*Supplied material:*
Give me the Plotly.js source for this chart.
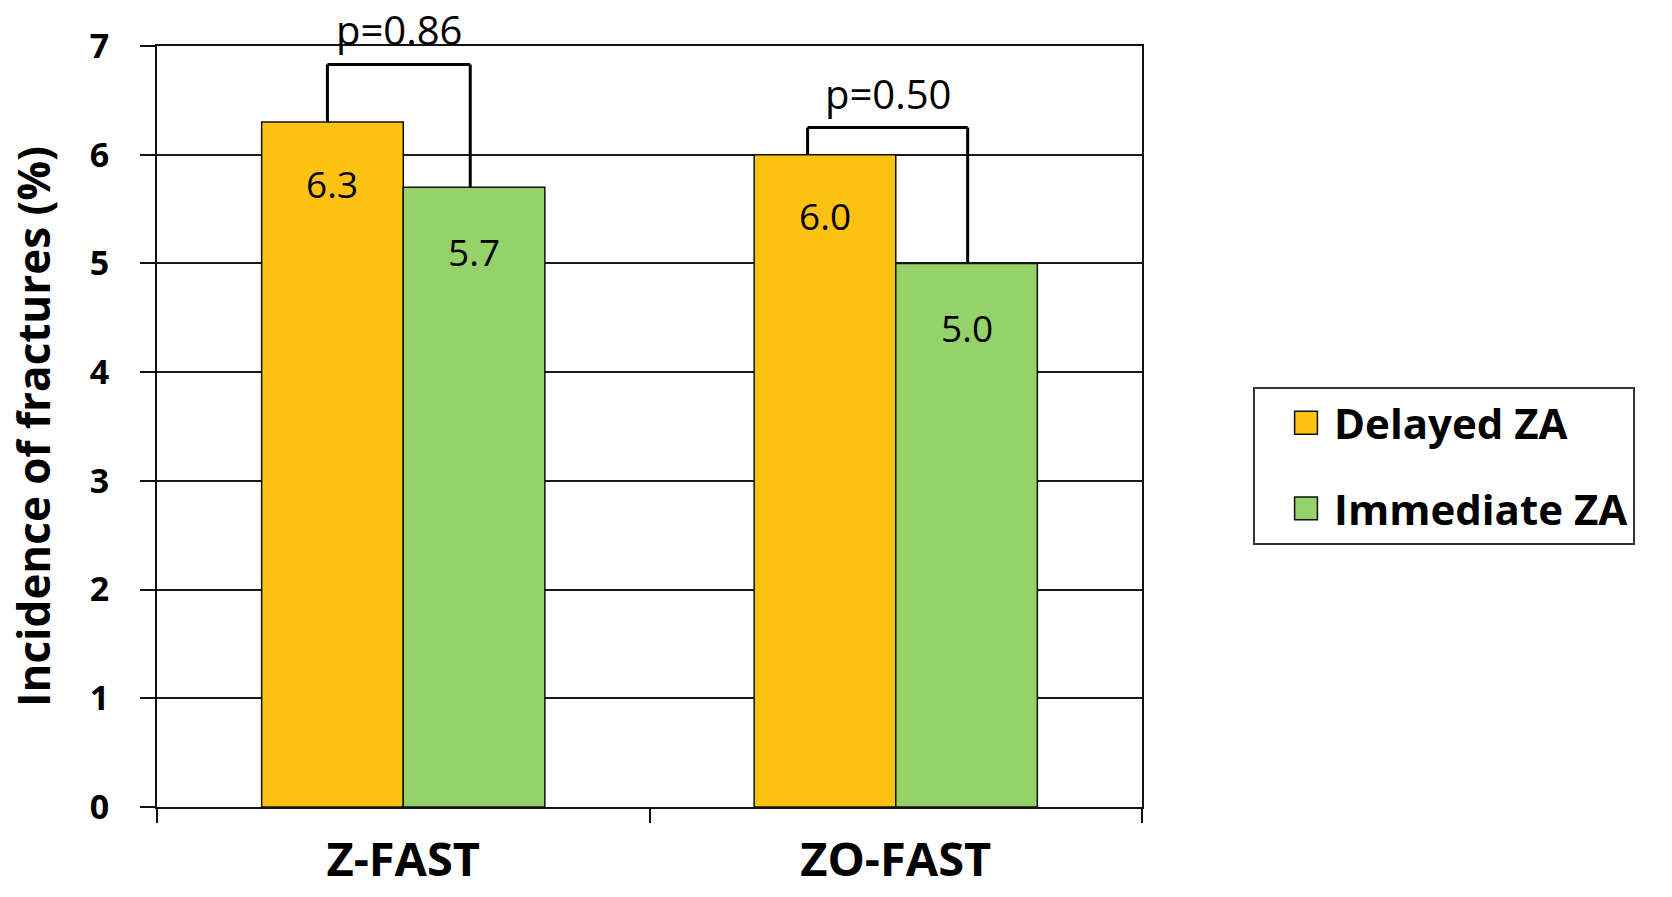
<!DOCTYPE html>
<html>
<head>
<meta charset="utf-8">
<script src="https://cdn.plot.ly/plotly-3.0.1.min.js"></script>
<style>html,body{margin:0;padding:0;background:#fff;}#chart{width:1672px;height:897px;}</style>
</head>
<body>
<div id="chart"></div>
<script>
// ---- data ----
const categories = ["Z-FAST", "ZO-FAST"];
const seriesNames = ["Delayed ZA", "Immediate ZA"];
const delayedZA = [6.3, 6.0];
const immediateZA = [5.7, 5.0];
const pLabels = ["p=0.86", "p=0.50"];
const bracketTops = [6.83, 6.25];          // height of each bracket (value units)
const bracketLeft = [-0.154, 0.821];       // bracket ends (category index units)
const bracketRight = [0.136, 1.146];
const yTicks = [0, 1, 2, 3, 4, 5, 6, 7];

// ---- styling ----
const FONT = "Open Sans";
const orange = "#FEC212";
const green = "#95D26A";
const bargap = 0.425;
const barHalfOffset = (1 - bargap) / 4; // centre of each of 2 grouped bars

const traces = [
  {type: "bar", name: seriesNames[0], x: categories, y: delayedZA, legendgroup: "a",
   marker: {color: orange, line: {color: "#111", width: 1.5}}, hoverinfo: "y"},
  {type: "bar", name: seriesNames[1], x: categories, y: immediateZA, legendgroup: "b",
   marker: {color: green, line: {color: "#111", width: 1.5}}, hoverinfo: "y"}
];

const annotations = [];
const shapes = [];
categories.forEach((c, i) => {
  const xl = i - barHalfOffset, xr = i + barHalfOffset;
  // value labels inside bars
  annotations.push({x: xl, y: delayedZA[i], xref: "x", yref: "y", text: delayedZA[i].toFixed(1),
    showarrow: false, yanchor: "middle", yshift: -61, font: {family: FONT, size: 37, color: "#000"}});
  annotations.push({x: xr, y: immediateZA[i], xref: "x", yref: "y", text: immediateZA[i].toFixed(1),
    showarrow: false, yanchor: "middle", yshift: -64, font: {family: FONT, size: 37, color: "#000"}});
  // p-value labels
  annotations.push({x: (bracketLeft[i] + bracketRight[i]) / 2, y: bracketTops[i], xref: "x", yref: "y", text: pLabels[i],
    showarrow: false, yanchor: "bottom", yshift: 5, font: {family: FONT, size: 40, color: "#000"}});
  // brackets
  const ln = {color: "#000", width: 3};
  shapes.push({type: "line", xref: "x", yref: "y", x0: bracketLeft[i], x1: bracketLeft[i], y0: delayedZA[i], y1: bracketTops[i], line: ln});
  shapes.push({type: "line", xref: "x", yref: "y", x0: bracketLeft[i], x1: bracketRight[i], y0: bracketTops[i], y1: bracketTops[i], line: ln});
  shapes.push({type: "line", xref: "x", yref: "y", x0: bracketRight[i], x1: bracketRight[i], y0: immediateZA[i], y1: bracketTops[i], line: ln});
});

const layout = {
  width: 1672, height: 897,
  margin: {l: 157, r: 530, t: 46, b: 90, pad: 0},
  paper_bgcolor: "#fff", plot_bgcolor: "#fff",
  barmode: "group", bargap: bargap, bargroupgap: 0,
  font: {family: FONT, color: "#000"},
  xaxis: {
    type: "category", tickson: "boundaries", ticks: "outside", ticklen: 14, tickwidth: 2, tickcolor: "#111",
    showline: true, linecolor: "#111", linewidth: 2, mirror: true, showgrid: false, automargin: false,
    tickfont: {family: FONT, size: 47, weight: "bold", color: "#000"}, ticklabelstandoff: 11
  },
  yaxis: {
    range: [0, 7], tickvals: yTicks, ticktext: yTicks.map(String), ticks: "outside", ticklen: 15, tickwidth: 2, tickcolor: "#111",
    showline: true, linecolor: "#111", linewidth: 2, mirror: true,
    showgrid: true, gridcolor: "#1a1a1a", gridwidth: 2, zeroline: false, automargin: false,
    tickfont: {family: FONT, size: 34, weight: "bold", color: "#000"}, ticklabelstandoff: 24,
    title: {text: "Incidence of fractures (%)", standoff: 25, font: {family: FONT, size: 44, weight: "bold", color: "#000"}}
  },
  showlegend: true,
  legend: {
    x: 1.1127, y: 0.552, xanchor: "left", yanchor: "top", xref: "paper", yref: "paper",
    bgcolor: "#fff", bordercolor: "#333", borderwidth: 2, itemwidth: 69,
    font: {family: FONT, size: 42, weight: "bold", color: "#000"},
    tracegroupgap: 28, itemclick: false, itemdoubleclick: false
  },
  annotations: annotations,
  shapes: shapes
};

Plotly.newPlot("chart", traces, layout, {displayModeBar: false, staticPlot: true}).then(gd => {
  // enlarge legend swatches to match the reference's bigger squares
  gd.querySelectorAll(".legend .legendpoints path").forEach(p => {
    p.setAttribute("transform", "translate(51,0) scale(1.9)");
    p.style.vectorEffect = "non-scaling-stroke";
  });
});
</script>
</body>
</html>
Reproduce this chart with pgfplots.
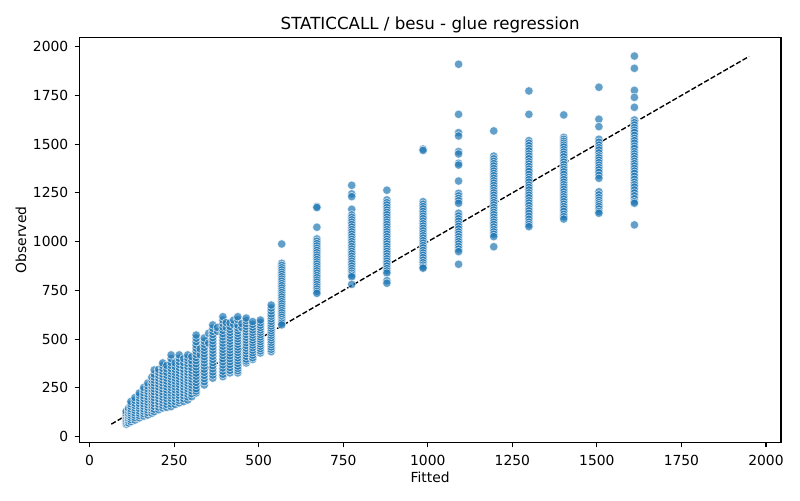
\documentclass[border=0pt]{standalone}
\usepackage{fontspec}
\setmainfont{DejaVu Sans}
\usepackage{pgfplots}
\pgfplotsset{compat=1.18}
\definecolor{c0}{HTML}{1F77B4}
\begin{document}
\begin{tikzpicture}
\begin{axis}[
  name=ax, at={(0,0)}, anchor=south west,
  scale only axis, width=526.25pt, height=304pt,
  xmin=-30.5, xmax=2044.5, ymin=-31, ymax=2048,
  xtick={0,250,...,2000}, ytick={0,250,...,2000},
  scaled ticks=false,
  /pgf/number format/1000 sep={},
  /pgf/number format/assume math mode=true,
  tick align=outside, major tick length=3.6pt,
  xtick pos=bottom, ytick pos=left,
  tick style={line width=0.83pt, black},
  axis line style={line width=0.83pt},
  ticklabel style={font=\fontsize{10.4}{12.5}\selectfont},
  xticklabel style={anchor=base, inner sep=0pt, yshift=-13.75pt},
  yticklabel style={anchor=east, inner sep=0pt, xshift=-4.5pt},
  every axis title shift=0pt,
  title={STATICCALL / besu - glue regression},
  title style={at={(axis description cs:0.5,1)}, anchor=base, yshift=6.2pt, inner sep=0pt, font=\fontsize{12.5}{15}\selectfont},
  xlabel={Fitted},
  xlabel style={at={(axis description cs:0.5,0)}, anchor=base, yshift=-29.9pt, inner sep=0pt, font=\fontsize{10.4}{12.5}\selectfont},
  ylabel={Observed},
  ylabel style={at={(axis description cs:-0.0759,0.5)}, anchor=base, rotate=0, inner sep=0pt, font=\fontsize{10.4}{12.5}\selectfont},
]
\addplot[only marks, mark=*, mark size=3.2pt, mark options={fill=c0, draw=white, line width=0.5pt, opacity=0.7}] coordinates {
(108,64)(108,72)(108,80)(108,88)(108,96)(108,104)(108,112)(108,120)(108,130)
(115,70)(115,82)(115,94)(115,106)(115,118)(115,132)(115,145)
(122,77)(122,88)(122,99)(122,110)(122,121)(122,132)(122,143)(122,155)(122,168)(122,180)
(134,85)(134,98)(134,110)(134,122)(134,135)(134,148)(134,160)(134,172)(134,186)(134,200)
(147,96)(147,108)(147,120)(147,132)(147,145)(147,158)(147,170)(147,184)(147,198)(147,212)(147,224)
(160,105)(160,118)(160,130)(160,142)(160,155)(160,168)(160,182)(160,196)(160,210)(160,225)(160,240)(160,252)
(172,111)(172,124)(172,137)(172,150)(172,163)(172,176)(172,190)(172,204)(172,218)(172,232)(172,246)(172,260)(172,275)
(184,120)(184,133)(184,146)(184,160)(184,174)(184,188)(184,202)(184,216)(184,230)(184,244)(184,258)(184,272)(184,290)(184,305)
(191,128)(191,141)(191,155)(191,170)(191,185)(191,200)(191,215)(191,230)(191,245)(191,260)(191,275)(191,290)(191,305)(191,320)(191,342)
(204,138)(204,152)(204,166)(204,180)(204,195)(204,210)(204,225)(204,240)(204,255)(204,270)(204,285)(204,300)(204,315)(204,330)(204,345)
(216,147)(216,160)(216,174)(216,188)(216,202)(216,216)(216,230)(216,245)(216,260)(216,275)(216,290)(216,305)(216,320)(216,335)(216,350)(216,365)(216,378)
(228,150)(228,165)(228,180)(228,195)(228,210)(228,225)(228,240)(228,255)(228,270)(228,285)(228,300)(228,315)(228,330)(228,348)(228,365)
(241,154)(241,168)(241,182)(241,196)(241,210)(241,224)(241,238)(241,252)(241,266)(241,280)(241,294)(241,308)(241,322)(241,336)(241,350)(241,365)(241,380)(241,400)(241,419)
(253,165)(253,180)(253,195)(253,210)(253,225)(253,240)(253,255)(253,270)(253,285)(253,300)(253,315)(253,330)(253,345)(253,360)(253,378)
(265,173)(265,186)(265,198)(265,212)(265,226)(265,240)(265,254)(265,268)(265,282)(265,296)(265,310)(265,325)(265,340)(265,355)(265,370)(265,385)(265,402)(265,419)
(278,180)(278,195)(278,210)(278,225)(278,240)(278,255)(278,270)(278,285)(278,300)(278,315)(278,330)(278,345)(278,362)(278,380)(278,400)
(290,188)(290,204)(290,218)(290,232)(290,246)(290,260)(290,274)(290,288)(290,302)(290,316)(290,330)(290,345)(290,360)(290,375)(290,390)(290,404)(290,419)
(302,205)(302,220)(302,235)(302,250)(302,265)(302,280)(302,295)(302,310)(302,325)(302,340)(302,355)(302,372)(302,390)(302,410)
(315,224)(315,234)(315,246)(315,262)(315,278)(315,294)(315,310)(315,326)(315,342)(315,358)(315,374)(315,390)(315,406)(315,422)(315,438)(315,454)(315,470)(315,487)(315,505)(315,521)
(327,420)(327,450)
(339,265)(339,282)(339,298)(339,314)(339,330)(339,346)(339,362)(339,378)(339,394)(339,410)(339,426)(339,442)(339,458)(339,474)(339,490)(339,506)
(352,480)(352,530)
(364,300)(364,316)(364,332)(364,348)(364,364)(364,380)(364,396)(364,412)(364,428)(364,444)(364,460)(364,476)(364,492)(364,508)(364,524)(364,540)(364,556)(364,573)
(378,540)(378,560)
(394,308)(394,320)(394,336)(394,352)(394,368)(394,384)(394,400)(394,416)(394,432)(394,448)(394,464)(394,480)(394,496)(394,512)(394,528)(394,545)(394,562)(394,580)(394,598)(394,615)
(404,560)(404,585)
(415,327)(415,340)(415,355)(415,370)(415,385)(415,400)(415,415)(415,430)(415,445)(415,460)(415,475)(415,490)(415,505)(415,520)(415,535)(415,550)(415,565)(415,583)
(426,575)(426,598)
(438,327)(438,338)(438,350)(438,362)(438,376)(438,390)(438,404)(438,418)(438,432)(438,446)(438,460)(438,474)(438,488)(438,502)(438,516)(438,530)(438,544)(438,558)(438,572)(438,600)(438,615)
(450,560)(450,580)
(463,378)(463,388)(463,398)(463,412)(463,426)(463,440)(463,454)(463,468)(463,482)(463,496)(463,510)(463,524)(463,538)(463,552)(463,566)(463,580)(463,595)(463,608)
(482,396)(482,405)(482,418)(482,431)(482,444)(482,457)(482,470)(482,483)(482,496)(482,509)(482,522)(482,535)(482,548)(482,562)(482,576)(482,590)
(505,429)(505,440)(505,452)(505,464)(505,476)(505,488)(505,500)(505,512)(505,524)(505,536)(505,548)(505,560)(505,572)(505,585)(505,598)
(537,436)(537,448)(537,460)(537,472)(537,484)(537,496)(537,508)(537,520)(537,532)(537,544)(537,556)(537,568)(537,580)(537,592)(537,605)(537,618)(537,630)(537,645)(537,660)(537,675)
(568,988)(568,889)(568,878)(568,866)(568,855)(568,843)(568,832)(568,820)(568,808)(568,797)(568,785)(568,774)(568,762)(568,750)(568,739)(568,727)(568,716)(568,704)(568,692)(568,681)(568,669)(568,658)(568,646)(568,635)(568,623)(568,612)(568,600)(568,590)(568,582)(568,573)
(672,1180)(672,1175)(672,1074)(672,1014)(672,1002)(672,990)(672,978)(672,966)(672,955)(672,943)(672,931)(672,920)(672,908)(672,896)(672,885)(672,873)(672,861)(672,850)(672,838)(672,826)(672,815)(672,803)(672,792)(672,780)(672,768)(672,757)(672,745)(672,735)
(775,1289)(775,1245)(775,1231)(775,1166)(775,1137)(775,1125)(775,1112)(775,1100)(775,1088)(775,1075)(775,1062)(775,1050)(775,1038)(775,1025)(775,1012)(775,1000)(775,988)(775,975)(775,962)(775,950)(775,938)(775,925)(775,912)(775,900)(775,888)(775,875)(775,862)(775,850)(775,838)(775,828)(775,820)(775,781)
(879,1264)(879,1214)(879,1200)(879,1188)(879,1175)(879,1162)(879,1150)(879,1138)(879,1125)(879,1112)(879,1100)(879,1088)(879,1075)(879,1062)(879,1050)(879,1038)(879,1025)(879,1012)(879,1000)(879,988)(879,975)(879,962)(879,950)(879,938)(879,925)(879,912)(879,900)(879,888)(879,875)(879,862)(879,850)(879,839)(879,800)(879,787)
(986,1475)(986,1468)(986,1205)(986,1192)(986,1180)(986,1168)(986,1155)(986,1142)(986,1130)(986,1118)(986,1105)(986,1092)(986,1080)(986,1068)(986,1055)(986,1042)(986,1030)(986,1018)(986,1005)(986,992)(986,980)(986,968)(986,955)(986,942)(986,930)(986,918)(986,905)(986,892)(986,880)(986,870)(986,864)
(1091,1910)(1091,1653)(1091,1559)(1091,1542)(1091,1462)(1091,1450)(1091,1402)(1091,1393)(1091,1311)(1091,1248)(1091,1235)(1091,1222)(1091,1210)(1091,1197)(1091,1146)(1091,1132)(1091,1118)(1091,1105)(1091,1090)(1091,1078)(1091,1065)(1091,1050)(1091,1038)(1091,1025)(1091,1012)(1091,1000)(1091,988)(1091,975)(1091,962)(1091,949)(1091,884)
(1195,1568)(1195,1439)(1195,1425)(1195,1412)(1195,1400)(1195,1388)(1195,1375)(1195,1362)(1195,1350)(1195,1338)(1195,1325)(1195,1312)(1195,1300)(1195,1288)(1195,1275)(1195,1262)(1195,1250)(1195,1238)(1195,1225)(1195,1212)(1195,1200)(1195,1188)(1195,1175)(1195,1162)(1195,1150)(1195,1138)(1195,1125)(1195,1112)(1195,1100)(1195,1088)(1195,1075)(1195,1062)(1195,1050)(1195,1038)(1195,1026)(1195,974)
(1299,1773)(1299,1653)(1299,1518)(1299,1505)(1299,1492)(1299,1478)(1299,1465)(1299,1450)(1299,1438)(1299,1425)(1299,1410)(1299,1398)(1299,1385)(1299,1372)(1299,1360)(1299,1345)(1299,1330)(1299,1318)(1299,1305)(1299,1290)(1299,1278)(1299,1265)(1299,1250)(1299,1238)(1299,1225)(1299,1210)(1299,1198)(1299,1185)(1299,1170)(1299,1158)(1299,1145)(1299,1130)(1299,1115)(1299,1100)(1299,1088)(1299,1077)
(1402,1650)(1402,1535)(1402,1525)(1402,1515)(1402,1505)(1402,1495)(1402,1485)(1402,1472)(1402,1460)(1402,1448)(1402,1435)(1402,1420)(1402,1408)(1402,1395)(1402,1382)(1402,1370)(1402,1358)(1402,1345)(1402,1330)(1402,1318)(1402,1305)(1402,1292)(1402,1280)(1402,1268)(1402,1255)(1402,1242)(1402,1230)(1402,1218)(1402,1205)(1402,1192)(1402,1180)(1402,1168)(1402,1155)(1402,1140)(1402,1128)(1402,1116)
(1506,1792)(1506,1628)(1506,1590)(1506,1525)(1506,1510)(1506,1495)(1506,1482)(1506,1470)(1506,1455)(1506,1440)(1506,1430)(1506,1418)(1506,1405)(1506,1392)(1506,1380)(1506,1368)(1506,1355)(1506,1340)(1506,1325)(1506,1256)(1506,1240)(1506,1225)(1506,1212)(1506,1200)(1506,1190)(1506,1180)(1506,1168)(1506,1155)(1506,1146)
(1611,1952)(1611,1889)(1611,1776)(1611,1740)(1611,1689)(1611,1624)(1611,1610)(1611,1598)(1611,1585)(1611,1572)(1611,1560)(1611,1545)(1611,1530)(1611,1518)(1611,1505)(1611,1490)(1611,1478)(1611,1462)(1611,1450)(1611,1438)(1611,1425)(1611,1412)(1611,1400)(1611,1388)(1611,1375)(1611,1362)(1611,1350)(1611,1335)(1611,1320)(1611,1305)(1611,1292)(1611,1280)(1611,1265)(1611,1250)(1611,1235)(1611,1220)(1611,1205)(1611,1197)(1611,1086)
};
\addplot[black, line width=1.04pt, dash pattern=on 3.85pt off 1.67pt] coordinates {(64,64)(1950,1950)};
\end{axis}
\pgfresetboundingbox
\path (-59.5pt,-43pt) rectangle (540.5pt,332pt);
\end{tikzpicture}
\end{document}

*What is expected:* Exactly as written, please give again the lines from the beginning of the listing through the line containing "const yTicks = [0, 1, 2, 3, 4, 5, 6, 7];", inclusive, without any pictures.

*Exercise result:*
Give me the Plotly.js source for this chart.
<!DOCTYPE html>
<html>
<head>
<meta charset="utf-8">
<script src="https://cdn.plot.ly/plotly-3.0.1.min.js"></script>
<style>html,body{margin:0;padding:0;background:#fff;}#chart{width:1672px;height:897px;}</style>
</head>
<body>
<div id="chart"></div>
<script>
// ---- data ----
const categories = ["Z-FAST", "ZO-FAST"];
const seriesNames = ["Delayed ZA", "Immediate ZA"];
const delayedZA = [6.3, 6.0];
const immediateZA = [5.7, 5.0];
const pLabels = ["p=0.86", "p=0.50"];
const bracketTops = [6.83, 6.25];          // height of each bracket (value units)
const bracketLeft = [-0.154, 0.821];       // bracket ends (category index units)
const bracketRight = [0.136, 1.146];
const yTicks = [0, 1, 2, 3, 4, 5, 6, 7];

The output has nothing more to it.